I can tell you also that the Department of Building and Housing is finalising work for Cabinet decisions on the detail of the standards and criteria, and we are aiming for a November timeframe.

I am also very happy to see developments in the sector among your organisations, with a number of territorial authorities forming clusters and sharing services as they prepare for the changes. The concept of shared services is not a new one in local government and there are clearly significant benefits involved in territorial authorities doing this in the lead-up to accreditation.

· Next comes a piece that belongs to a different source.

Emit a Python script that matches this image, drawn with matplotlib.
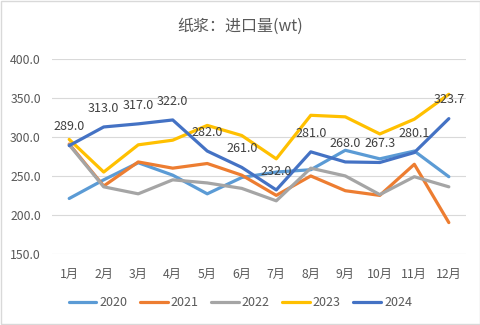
import matplotlib.pyplot as plt
from matplotlib.patches import Rectangle

plt.rcParams['font.family'] = ['Noto Sans CJK SC', 'DejaVu Sans']

months = ['1月', '2月', '3月', '4月', '5月', '6月', '7月', '8月', '9月', '10月', '11月', '12月']
years = ['2020', '2021', '2022', '2023', '2024']
colors = ['#5B9BD5', '#ED7D31', '#A5A5A5', '#FFC000', '#4472C4']

v2020 = [221, 245, 267, 251, 227, 248, 255, 258, 283, 272, 282, 249]
v2021 = [291, 237, 268, 260, 266, 251, 225, 250, 231, 225, 265, 190]
v2022 = [290, 236, 227, 245, 241, 234, 218, 260, 250, 226, 249, 236]
v2023 = [297, 255, 290, 296, 315, 302, 272, 328, 326, 304, 323, 355]
v2024 = [289.0, 313.0, 317.0, 322.0, 282.0, 261.0, 232.0, 281.0, 268.0, 267.3, 280.1, 323.7]

series = [v2020, v2021, v2022, v2023, v2024]

fig = plt.figure(figsize=(4.81, 3.25), dpi=100)
ax = fig.add_axes([0.108, 0.2194, 0.861, 0.5981])

x = range(len(months))
for name, vals, c in zip(years, series, colors):
    ax.plot(x, vals, color=c, lw=2.3, label=name, solid_capstyle='round')

# data labels for 2024
for i, v in enumerate(v2024):
    ax.annotate(f'{v:.1f}', (i, v), xytext=(0, 13.5), textcoords='offset points',
                ha='center', va='center', fontsize=9, color='#404040')

ax.set_xlim(-0.5, 11.5)
ax.set_ylim(150, 400)
ax.set_yticks([150, 200, 250, 300, 350, 400])
ax.set_yticklabels([f'{t:.1f}' for t in [150, 200, 250, 300, 350, 400]])
ax.set_xticks(list(x))
ax.set_xticklabels(months)
ax.tick_params(length=0, labelsize=8.8, colors='#595959', pad=8)
ax.tick_params(axis='x', pad=10)
ax.grid(axis='y', color='#D9D9D9', lw=0.8)
ax.set_axisbelow(True)
for s in ax.spines.values():
    s.set_visible(False)

fig.text(0.5, 0.918, '纸浆：进口量(wt)', ha='center', va='center', fontsize=11.5, color='#595959')

fig.legend(loc='center', bbox_to_anchor=(0.5, 0.068), ncol=5, frameon=False,
           fontsize=9, handlelength=2.2, columnspacing=1.0, handletextpad=0.25,
           labelcolor='#595959')

fig.patches.append(Rectangle((0.002, 0.003), 0.996, 0.994, transform=fig.transFigure,
                             fill=False, edgecolor='#D9D9D9', lw=1))

fig.savefig('out.png', dpi=100)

The Department recently surveyed seven such clusters and found positive outcomes. Everything from project management, to standardising processes, to memorandums of understanding and operational agreements, to cost savings. I can only encourage organisations not currently doing this to look at what they can perhaps achieve by clustering services with others.


Conclusion

So, in closing, I wish you well with your discussions at this forum, and I hope I have given you a number of relevant points to think about.

There is a lot of change going on today; very positive change – but, as I said in my opening comments, you cannot do it alone, the government cannot do it alone, and neither can the Department of Building and Housing or any other participant in this sector.

We all need to contribute, and I recognise the Building Officials Institute of New Zealand and its members as having a crucial role to play in this respect. You, as building officials, understand the building trends in your area, and how the local building sector operates.

You are a source of information and awareness to others in the industry, and in that sense you have a huge capacity to shape what happens. That is both a privileged and a progressive position to hold – do not underestimate your importance in guiding the new ways of doing things for the betterment of the sector as a whole.

After all, to return to the rugby analogy, you cannot play a world-class game of rugby without good referees.

Thank you and good luck with the remainder of your forum today.